The Western Leg of the HS2 Phase 2b Bill has now reached Committee Stage in the House of Commons, with discussions about the future shape of a Northern Powerhouse Rail (NPR) – HS2 station at Manchester Piccadilly set to commence in the next few weeks.

The future NPR – HS2 station at Manchester Piccadilly will be at the heart of the UK’s high-speed rail network, and delivering the right solution at Manchester Piccadilly – an underground station that supports NPR in full, is important not just for the North, but for all of the UK, including London and the South East. We therefore want to work with Government to make sure it is built once and built right.

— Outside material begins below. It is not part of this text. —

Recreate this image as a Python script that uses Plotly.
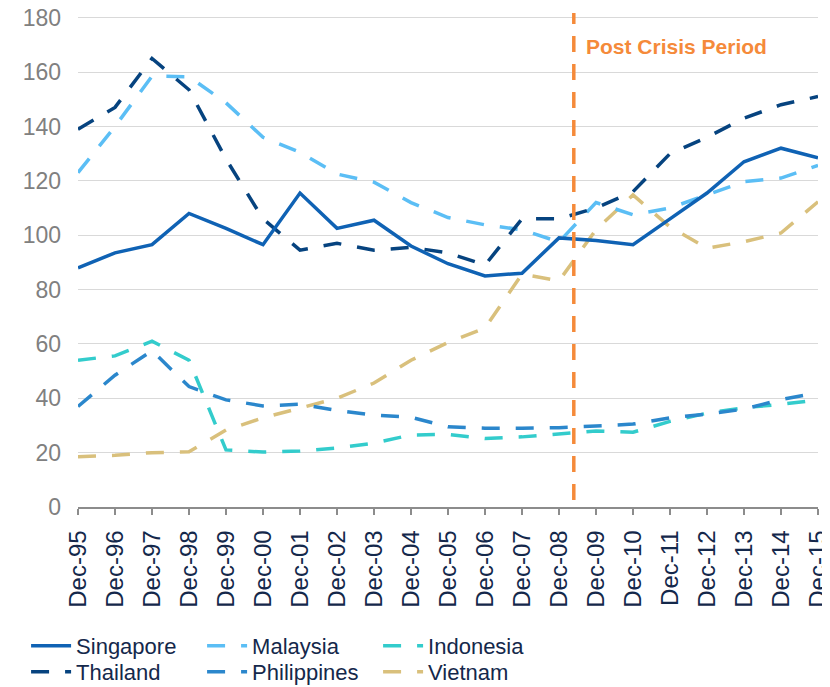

At the same time, we want to ensure HS2 connects with a London terminus at Euston, not six miles outside the city centre. The people of the London Borough of Camden have already made significant sacrifices for the Euston project, with many having had their homes and businesses demolished or relocated. The delay in ensuring the HS2 terminus is in Euston is causing continued frustration and uncertainty for many businesses and communities.

Furthermore, the knock-on effect on London’s transport system as a result of this delay is extremely concerning. Without the Government supporting the acquisition of additional rolling stock for the Elizabeth Line, to carry people between the temporary terminus of Old Oak Common and central London, the capacity benefits of the line could be virtually wiped out due to the delay.

We are clear that London therefore needs support to mitigate the problems caused by this delay, and that the capital, and indeed the rest of the country, needs certainty that the HS2 terminus will be at Euston.

Across the business community, both in London and the North, there is a consensus that current plans for both stations could permanently damage Britain’s economic ambitions. If we are committed to growing our economy, and connecting our cities, then we need to make sure we get this right now, not hamstring the opportunities of future generations.

We will formally make our case to the committee this month, but it is Government that ultimately makes the decision on the right solutions for the NPR – HS2 station at Manchester Piccadilly and at Euston Station. We ask you to now commit to working with us to build it once and build it right.”